Runtime configuration
App settings are environment variables exposed to the application. Connection strings are stored separately in the App Service configuration surface. Both can be changed without rebuilding the application package. For slot-based deployments, some settings can be marked as slot settings so they remain with the slot during swaps. This is critical for values like database connection strings, feature flags, and external service endpoints.

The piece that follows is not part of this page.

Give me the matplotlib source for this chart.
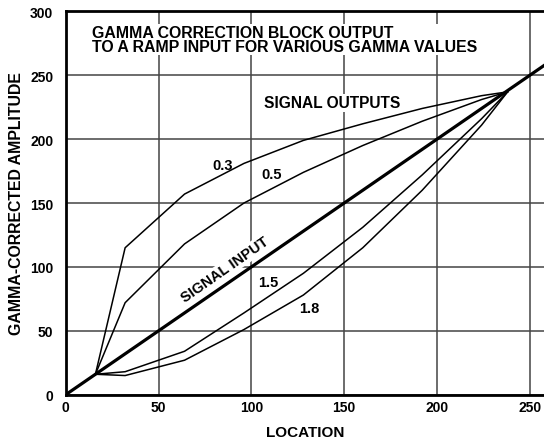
import numpy as np
import matplotlib
matplotlib.use('Agg')
import matplotlib.pyplot as plt

plt.rcParams['font.family'] = ['Liberation Sans', 'DejaVu Sans']
plt.rcParams['font.weight'] = 'bold'

# ramp input, straight through
input_x = [0, 260]
input_y = [0, 260]

# gamma-corrected outputs, breakpoints along the ramp
loc = [16, 32, 64, 96, 128, 160, 192, 224, 238]
out_03 = [16, 115, 157, 181, 199, 212, 224, 234, 237]
out_05 = [16, 72, 118, 150, 174, 195, 214, 231, 237]
out_15 = [16, 18, 34, 64, 95, 131, 172, 216, 237]
out_18 = [16, 15, 27, 51, 78, 115, 160, 211, 237]

fig = plt.figure(figsize=(5.44, 4.39), dpi=100)
ax = fig.add_axes([0.1208, 0.0986, 0.8792, 0.8733])

ax.plot(input_x, input_y, color='black', lw=2.3, solid_capstyle='butt', zorder=3)
for y in (out_03, out_05, out_15, out_18):
    ax.plot(loc, y, color='black', lw=1.1, zorder=3)

ax.set_xlim(0, 257.6)
ax.set_ylim(0, 300)
ax.set_xticks([0, 50, 100, 150, 200, 250])
ax.set_yticks([0, 50, 100, 150, 200, 250, 300])
ax.tick_params(length=0, labelsize=10, pad=4)
ax.tick_params(axis='y', pad=9)
ax.grid(True, color='#444444', lw=1.1)
ax.set_axisbelow(True)
for s in ('left', 'bottom', 'top'):
    ax.spines[s].set_linewidth(2)
ax.spines['right'].set_visible(False)

ax.set_xlabel('LOCATION', fontsize=11, fontweight='bold', va='center')
ax.xaxis.set_label_coords(0.501, -0.097)
ax.set_ylabel('GAMMA-CORRECTED AMPLITUDE', fontsize=11.4, fontweight='bold', va='center')
ax.yaxis.set_label_coords(-0.102, 0.5)

box = dict(facecolor='white', edgecolor='none', pad=1)
ax.text(14, 289, 'GAMMA CORRECTION BLOCK OUTPUT\nTO A RAMP INPUT FOR VARIOUS GAMMA VALUES',
        fontsize=11.4, fontweight='bold', va='top', ha='left', linespacing=0.85, bbox=box, zorder=2)
ax.text(143.7, 228.5, 'SIGNAL OUTPUTS', fontsize=11.2, fontweight='bold',
        ha='center', va='center', bbox=box, zorder=2)
ax.text(84.7, 179.5, '0.3', fontsize=10.5, fontweight='bold', ha='center', va='center', bbox=box, zorder=2)
ax.text(111, 173, '0.5', fontsize=10.5, fontweight='bold', ha='center', va='center', bbox=box, zorder=2)
ax.text(109, 88, '1.5', fontsize=10.5, fontweight='bold', ha='center', va='center', bbox=box, zorder=2)
ax.text(131, 67.5, '1.8', fontsize=10.5, fontweight='bold', ha='center', va='center', bbox=box, zorder=2)
ax.text(85.8, 98, 'SIGNAL INPUT', fontsize=10.5, fontweight='bold', ha='center', va='center',
        rotation=35, rotation_mode='anchor', bbox=box, zorder=2)

fig.savefig('out.png', dpi=100)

Portal path: App Service > Configuration > Application settings for app settings and connection strings. App Service > Identity enables system-assigned or user-assigned managed identity. App Service > Deployment Center configures deployment source. App Service > Log stream and App Service logs help troubleshoot startup and runtime failures.
CLI examples:
az webapp config appsettings set \
--resource-group rg-web \
--name exam-web-prod \
--settings ENVIRONMENT=prod API_BASE_URL=https://api.contoso.com
az webapp identity assign \
--resource-group rg-web \
--name exam-web-prod
For custom containers, the container must listen on the expected port. If the app starts but App Service cannot reach it, configure the port setting expected by the platform, commonly through app settings such as WEBSITES_PORT for Linux custom containers when needed. Always inspect container logs before changing DNS or certificates.
Portal and CLI choice
Use the portal for one-off setup, certificate binding, identity confirmation, log streaming, and visual scale configuration. Use CLI, ARM, or Bicep for repeatable plan creation, app settings, and deployment automation. AZ-104 includes interpretation tasks, so you should understand what commands change.

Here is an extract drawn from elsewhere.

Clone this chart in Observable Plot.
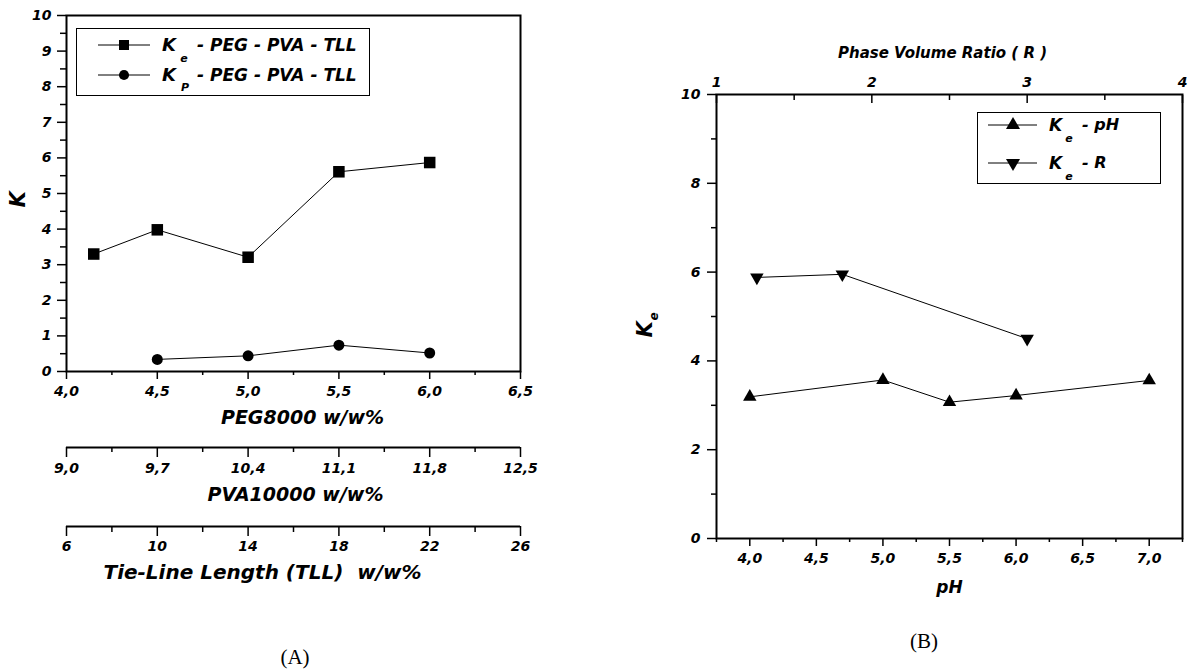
<!DOCTYPE html>
<html><head><meta charset="utf-8">
<script src="https://cdn.jsdelivr.net/npm/d3@7"></script>
<script src="https://cdn.jsdelivr.net/npm/@observablehq/plot@0.6"></script>
<style>
html,body{margin:0;padding:0;background:#fff;}
#wrap{position:relative;width:1194px;height:672px;overflow:hidden;background:#fff;}
#wrap svg{position:absolute;overflow:visible;}
</style></head>
<body><div id="wrap"></div>
<script>
// ---------- data (panel A) ----------
const pegX   = [4.15, 4.5, 5.0, 5.5, 6.0];
const keTLL  = [3.30, 3.98, 3.21, 5.61, 5.87];
const kpX    = [4.5, 5.0, 5.5, 6.0];
const kpTLL  = [0.34, 0.44, 0.74, 0.52];
const pegTicks = [4.0, 4.5, 5.0, 5.5, 6.0, 6.5];
const pegTickLabels = ["4,0", "4,5", "5,0", "5,5", "6,0", "6,5"];
const pegMinor = [4.25, 4.75, 5.25, 5.75, 6.25];
const pvaTicks = [9.0, 9.7, 10.4, 11.1, 11.8, 12.5];
const pvaTickLabels = ["9,0", "9,7", "10,4", "11,1", "11,8", "12,5"];
const pvaMinor = [9.35, 10.05, 10.75, 11.45, 12.15];
const tllTicks = [6, 10, 14, 18, 22, 26];
const tllTickLabels = ["6", "10", "14", "18", "22", "26"];
const tllMinor = [8, 12, 16, 20, 24];
const kTicks = [0, 1, 2, 3, 4, 5, 6, 7, 8, 9, 10];
const kTickLabels = ["0", "1", "2", "3", "4", "5", "6", "7", "8", "9", "10"];
const kMinor = [0.5, 1.5, 2.5, 3.5, 4.5, 5.5, 6.5, 7.5, 8.5, 9.5];

// ---------- data (panel B) ----------
const phX   = [4.0, 5.0, 5.5, 6.0, 7.0];
const kePH  = [3.19, 3.57, 3.07, 3.22, 3.56];
const rX    = [1.26, 1.81, 3.0];
const keR   = [5.88, 5.95, 4.50];
const phTicks = [4.0, 4.5, 5.0, 5.5, 6.0, 6.5, 7.0];
const phTickLabels = ["4,0", "4,5", "5,0", "5,5", "6,0", "6,5", "7,0"];
const phMinor = [3.75, 4.25, 4.75, 5.25, 5.75, 6.25, 6.75, 7.25];
const rTicks = [1, 2, 3, 4];
const rTickLabels = ["1", "2", "3", "4"];
const rMinor = [1.5, 2.5, 3.5];
const keTicks = [0, 2, 4, 6, 8, 10];
const keTickLabels = ["0", "2", "4", "6", "8", "10"];
const keMinor = [1, 3, 5, 7, 9];

const wrap = document.getElementById("wrap");
const FONT = "DejaVu Sans";
const baseStyle = {fontFamily: FONT, fontSize: "14px", fontWeight: "bold", fontStyle: "italic",
  background: "transparent", color: "black", overflow: "visible"};
function place(svg, left, top) {
  svg.style.position = "absolute"; svg.style.left = left + "px"; svg.style.top = top + "px";
  wrap.appendChild(svg);
}
const lookup = (ticks, labels) => d => labels[ticks.indexOf(d)];
const blank = () => "";
const triangleDown = {draw(context, size) {
  const y = -Math.sqrt(size / (Math.sqrt(3) * 3));
  context.moveTo(0, -y * 2);
  context.lineTo(-Math.sqrt(3) * y, y);
  context.lineTo(Math.sqrt(3) * y, y);
  context.closePath();
}};

const keRows = pegX.map((x, i) => ({x, y: keTLL[i]}));
const kpRows = kpX.map((x, i) => ({x, y: kpTLL[i]}));

// ---------- Panel A main ----------
place(Plot.plot({
  width: 560, height: 440,
  marginLeft: 66, marginRight: 40, marginTop: 15, marginBottom: 69,
  style: baseStyle,
  x: {domain: [4, 6.5]},
  y: {domain: [0, 10]},
  marks: [
    Plot.axisX(pegTicks, {tickSize: 8, tickPadding: 7, strokeWidth: 1.5, fontSize: 14, tickFormat: lookup(pegTicks, pegTickLabels), label: null}),
    Plot.axisX(pegMinor, {tickSize: 4, strokeWidth: 1.5, tickFormat: blank, label: null}),
    Plot.axisY(kTicks, {tickSize: 9, tickPadding: 6, strokeWidth: 1.5, fontSize: 14, tickFormat: lookup(kTicks, kTickLabels), label: null}),
    Plot.axisY(kMinor, {tickSize: 6, strokeWidth: 1.5, tickFormat: blank, label: null}),
    Plot.frame({stroke: "black", strokeWidth: 2}),
    Plot.line(keRows, {x: "x", y: "y", stroke: "black", strokeWidth: 1}),
    Plot.dot(keRows, {x: "x", y: "y", symbol: "square", r: 6.5, fill: "black", stroke: "none"}),
    Plot.line(kpRows, {x: "x", y: "y", stroke: "black", strokeWidth: 1}),
    Plot.dot(kpRows, {x: "x", y: "y", symbol: "circle", r: 5.5, fill: "black", stroke: "none"}),
    Plot.text(["K"], {frameAnchor: "left", dx: -48, dy: 14, rotate: -90, fontSize: 21}),
    Plot.text(["PEG8000 w/w%"], {frameAnchor: "bottom", dx: 9, dy: 52, fontSize: 19})
  ]
}), 0, 0);

// ---------- Panel A secondary axes ----------
place(Plot.plot({
  width: 560, height: 100,
  marginLeft: 66, marginRight: 40, marginTop: 0, marginBottom: 70,
  style: baseStyle,
  x: {domain: [9, 12.5]},
  y: {domain: [0, 1], axis: null},
  marks: [
    Plot.ruleY([0], {stroke: "black", strokeWidth: 2}),
    Plot.axisX(pvaTicks, {tickSize: 10, tickPadding: 6, strokeWidth: 1.5, fontSize: 14, tickFormat: lookup(pvaTicks, pvaTickLabels), label: null}),
    Plot.axisX(pvaMinor, {tickSize: 5, strokeWidth: 1.5, tickFormat: blank, label: null}),
    Plot.text(["PVA10000 w/w%"], {frameAnchor: "bottom", dx: 2, dy: 53, fontSize: 19})
  ]
}), 0, 417);

place(Plot.plot({
  width: 560, height: 100,
  marginLeft: 66, marginRight: 40, marginTop: 0, marginBottom: 70,
  style: baseStyle,
  x: {domain: [6, 26]},
  y: {domain: [0, 1], axis: null},
  marks: [
    Plot.ruleY([0], {stroke: "black", strokeWidth: 2}),
    Plot.axisX(tllTicks, {tickSize: 10, tickPadding: 5, strokeWidth: 1.5, fontSize: 14, tickFormat: lookup(tllTicks, tllTickLabels), label: null}),
    Plot.axisX(tllMinor, {tickSize: 6, strokeWidth: 1.5, tickFormat: blank, label: null}),
    Plot.text(["Tie-Line Length (TLL)  w/w%"], {frameAnchor: "bottom", dx: -31, dy: 52, fontSize: 20})
  ]
}), 0, 496);

// ---------- Panel B main ----------
const phRows = phX.map((x, i) => ({x, y: kePH[i]}));
const rRows = rX.map((x, i) => ({x, y: keR[i]}));

place(Plot.plot({
  width: 574, height: 672,
  marginLeft: 96, marginRight: 12, marginTop: 94, marginBottom: 134,
  style: baseStyle,
  x: {domain: [3.75, 7.25]},
  y: {domain: [0, 10]},
  marks: [
    Plot.axisX(phTicks, {tickSize: 8, tickPadding: 7, strokeWidth: 1.5, fontSize: 14, tickFormat: lookup(phTicks, phTickLabels), label: null}),
    Plot.axisX(phMinor, {tickSize: 4, strokeWidth: 1.5, tickFormat: blank, label: null}),
    Plot.axisY(keTicks, {tickSize: 9, tickPadding: 7, strokeWidth: 1.5, fontSize: 14, tickFormat: lookup(keTicks, keTickLabels), label: null}),
    Plot.axisY(keMinor, {tickSize: 5, strokeWidth: 1.5, tickFormat: blank, label: null}),
    Plot.frame({stroke: "black", strokeWidth: 2}),
    Plot.line(phRows, {x: "x", y: "y", stroke: "black", strokeWidth: 1}),
    Plot.dot(phRows, {x: "x", y: "y", symbol: "triangle", r: 5, fill: "black", stroke: "none"}),
    Plot.text(["pH"], {frameAnchor: "bottom", dx: 0, dy: 54, fontSize: 17}),
    Plot.text(["K"], {frameAnchor: "left", dx: -71, dy: 21, rotate: -90, fontSize: 21}),
    Plot.text(["e"], {frameAnchor: "left", dx: -62, dy: 4, rotate: -90, fontSize: 12})
  ]
}), 620, 0);

// ---------- Panel B overlay (Phase Volume Ratio axis) ----------
place(Plot.plot({
  width: 574, height: 672,
  marginLeft: 96, marginRight: 12, marginTop: 94, marginBottom: 134,
  style: baseStyle,
  x: {domain: [1, 4]},
  y: {domain: [0, 10], axis: null},
  marks: [
    Plot.axisX(rTicks, {anchor: "top", tickSize: 0, tickPadding: 8, fontSize: 14, tickFormat: lookup(rTicks, rTickLabels), label: null}),
    Plot.axisX(rTicks, {anchor: "top", tickSize: 8, dy: 8, strokeWidth: 1.5, tickFormat: blank, label: null}),
    Plot.axisX(rMinor, {anchor: "top", tickSize: 5, dy: 5, strokeWidth: 1.5, tickFormat: blank, label: null}),
    Plot.text(["Phase Volume Ratio ( R )"], {frameAnchor: "top", dx: -7, dy: -47, fontSize: 15}),
    Plot.line(rRows, {x: "x", y: "y", stroke: "black", strokeWidth: 1}),
    Plot.dot(rRows, {x: "x", y: "y", symbol: triangleDown, r: 5, fill: "black", stroke: "none"})
  ]
}), 620, 0);

// ---------- legends & captions (HTML) ----------
function txt(text, x, y, o = {}) {
  const d = document.createElement("div");
  d.textContent = text;
  Object.assign(d.style, {
    position: "absolute", left: x + "px", top: y + "px",
    transform: `translate(${o.anchor === "start" ? 0 : -50}%, -50%)`,
    whiteSpace: "pre", lineHeight: "1",
    fontFamily: o.family || FONT, fontWeight: o.weight || "bold",
    fontStyle: o.fstyle || "italic", fontSize: (o.size || 16) + "px", color: "black"
  });
  wrap.appendChild(d);
}
function box(x, y, w, h) {
  const d = document.createElement("div");
  Object.assign(d.style, {position: "absolute", left: x + "px", top: y + "px", width: w + "px", height: h + "px",
    border: "1.5px solid black", boxSizing: "border-box"});
  wrap.appendChild(d);
}
function swatch(x1, x2, cx, cy, sym, area) {
  const s = d3.create("svg").attr("width", x2 - x1 + 20).attr("height", 30)
    .style("position", "absolute").style("left", (x1 - 10) + "px").style("top", (cy - 15) + "px")
    .style("overflow", "visible");
  s.append("line").attr("x1", 10).attr("x2", x2 - x1 + 10).attr("y1", 15).attr("y2", 15)
    .attr("stroke", "black").attr("stroke-width", 1);
  s.append("path").attr("transform", `translate(${cx - x1 + 10},15)`)
    .attr("d", d3.symbol(sym, area)()).attr("fill", "black");
  wrap.appendChild(s.node());
}

// Panel A legend
box(76, 28, 294, 68);
swatch(98, 150, 124, 45, d3.symbolSquare, 100);
txt("K", 162, 45, {anchor: "start", size: 18});
txt("e", 184, 58, {size: 11});
txt("- PEG - PVA - TLL", 197, 45, {anchor: "start", size: 17});
swatch(98, 150, 124, 75, d3.symbolCircle, 80);
txt("K", 162, 75, {anchor: "start", size: 18});
txt("P", 185, 87, {size: 11});
txt("- PEG - PVA - TLL", 197, 75, {anchor: "start", size: 17});

// Panel B legend
box(977, 112, 184, 72);
swatch(988, 1037, 1013, 125, d3.symbolTriangle, 85);
txt("K", 1049, 125, {anchor: "start", size: 17});
txt("e", 1069, 138, {size: 11});
txt("- pH", 1082, 125, {anchor: "start", size: 16});
swatch(988, 1037, 1013, 163, triangleDown, 85);
txt("K", 1049, 163, {anchor: "start", size: 17});
txt("e", 1069, 176, {size: 11});
txt("- R", 1082, 163, {anchor: "start", size: 16});

// panel captions
txt("(A)", 295, 657, {family: "Liberation Serif", weight: "normal", fstyle: "normal", size: 21});
txt("(B)", 924, 641, {family: "Liberation Serif", weight: "normal", fstyle: "normal", size: 21});
</script>
</body></html>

Example interpretation: az webapp config appsettings set does not scale the app. It updates environment variables. az appservice plan update --sku P1v3 changes the plan tier. az webapp deployment slot swap swaps slots. az webapp config container set changes container settings.
Troubleshooting runtime failures
Use this sequence:
- Confirm the App Service plan is running and not exhausted.

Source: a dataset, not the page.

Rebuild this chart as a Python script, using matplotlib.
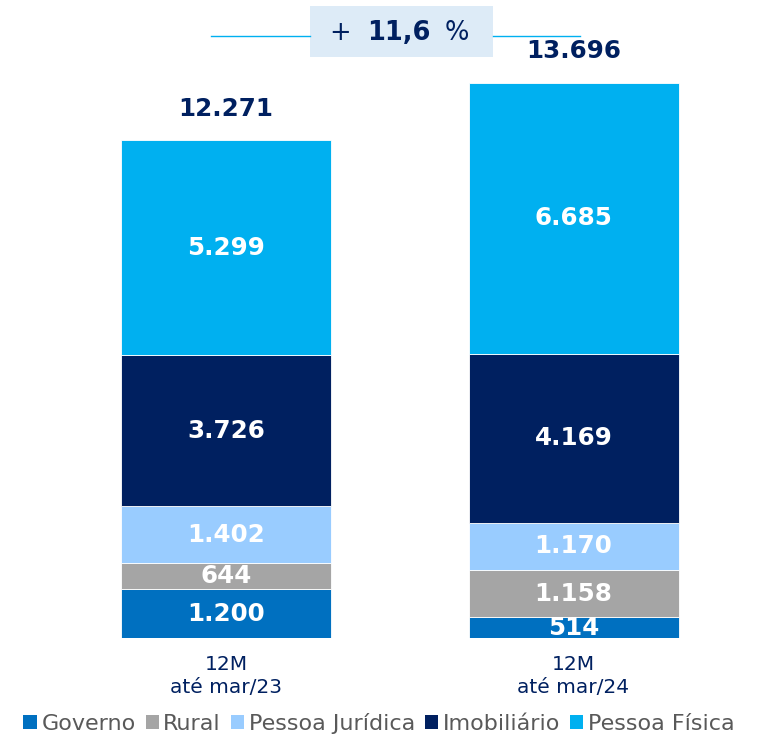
import matplotlib
matplotlib.use("Agg")
import matplotlib.pyplot as plt
from matplotlib.patches import Patch, Rectangle
from matplotlib.lines import Line2D

categories = ["12M\naté mar/23", "12M\naté mar/24"]
series_names = ["Governo", "Rural", "Pessoa Jurídica", "Imobiliário", "Pessoa Física"]
governo = [1200, 514]
rural = [644, 1158]
pj = [1402, 1170]
imob = [3726, 4169]
pf = [5299, 6685]
totals = [12271, 13696]
growth_label = "11,6"

colors = ["#0070C0", "#A5A5A5", "#99CCFF", "#002060", "#00B0F0"]
navy = "#002060"

W, H = 758, 734
fig = plt.figure(figsize=(W / 100, H / 100), dpi=100)

def fx(x):
    return x / W

def fy(y):
    return 1 - y / H

scale = 0.04055  # px per unit
base_px = 638
ax = fig.add_axes([0, 1 - base_px / H, 1, base_px / H])
ax.set_ylim(0, base_px / scale)
c0, gap = 226, 347.5
ax.set_xlim(-c0 / gap, (W - c0) / gap)
bw = 210 / gap

xs = [0, 1]
series = [governo, rural, pj, imob, pf]
bottoms = [0, 0]
for vals, col in zip(series, colors):
    ax.bar(xs, vals, bw, bottom=bottoms, color=col, edgecolor="white", linewidth=0.6)
    for i, v in enumerate(vals):
        ax.text(xs[i], bottoms[i] + v / 2, f"{v:,}".replace(",", "."),
                ha="center", va="center", color="white", fontsize=17.7, fontweight="bold")
    bottoms = [b + v for b, v in zip(bottoms, vals)]

for i, t in enumerate(totals):
    ax.annotate(f"{t:,}".replace(",", "."), (xs[i], t), xytext=(0, 22.5), textcoords="offset points",
                ha="center", va="center", color=navy, fontsize=17.7, fontweight="bold")

ax.set_xticks(xs)
ax.set_xticklabels(categories, fontsize=14.5, color=navy, linespacing=1.3)
ax.tick_params(axis="x", length=0, pad=12)
ax.set_yticks([])
for s in ax.spines.values():
    s.set_visible(False)

# growth box
fig.add_artist(Rectangle((fx(310), fy(57)), (493 - 310) / W, 51 / H, transform=fig.transFigure,
                         facecolor="#DDEBF7", edgecolor="none"))
fig.add_artist(Line2D([fx(211), fx(310)], [fy(36), fy(36)], transform=fig.transFigure, color="#00B0F0", lw=1))
fig.add_artist(Line2D([fx(493), fx(580)], [fy(36), fy(36)], transform=fig.transFigure, color="#00B0F0", lw=1))
fig.text(fx(340), fy(33), "+", ha="center", va="center", fontsize=18.5, color=navy)
fig.text(fx(398.5), fy(33), growth_label, ha="center", va="center", fontsize=18.5, color=navy, fontweight="bold")
fig.text(fx(457), fy(33), "%", ha="center", va="center", fontsize=18.5, color=navy)

handles = [Patch(facecolor=c, edgecolor="none") for c in colors]
leg = fig.legend(handles, series_names, loc="center", bbox_to_anchor=(0.5, fy(723)), ncol=5,
                 frameon=False, fontsize=16, handlelength=0.6, handleheight=0.6,
                 handletextpad=0.2, columnspacing=0.45, borderaxespad=0, labelcolor="#595959")

fig.savefig("out.png", dpi=100)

- Confirm the app runtime stack or container image matches the application.
- Confirm app settings and connection strings are present.
- Confirm managed identity has required permissions to dependencies.
- Confirm the app listens on the expected port.
- Use logs before making infrastructure changes.
If a web app cannot access Key Vault, changing the App Service plan size is rarely the first fix. Check managed identity, Key Vault access model, RBAC or access policy, firewall, and private endpoint/DNS if used. If a web app returns 502 after a custom container deployment, check startup logs, image pull success, exposed port, and health behavior.
Exam traps
Do not confuse App Service plan region with app code location. Apps in a plan run where the plan is located. Do not create a Windows plan for a Linux container app or assume you can mix Windows and Linux apps freely in the same plan. OS type is a plan-level decision.
Do not assume every App Service feature exists in Free or Shared tiers. Do not place unrelated high-traffic production apps into the same plan without considering resource contention. Do not store secrets in source code because App Service offers configuration, managed identities, and integration with secret stores.
The most reliable mental model is: plan equals workers and tier; app equals runtime and behavior; slot equals alternate deployment surface for the same app; deployment source equals how code or images arrive.
Several web apps in the same App Service plan all slow down when one app receives heavy traffic. What is the most relevant architectural fact?
Which App Service setting is configured on the app rather than the App Service plan?
A Linux custom container app starts but App Service cannot route traffic to the application. Which item should be checked early?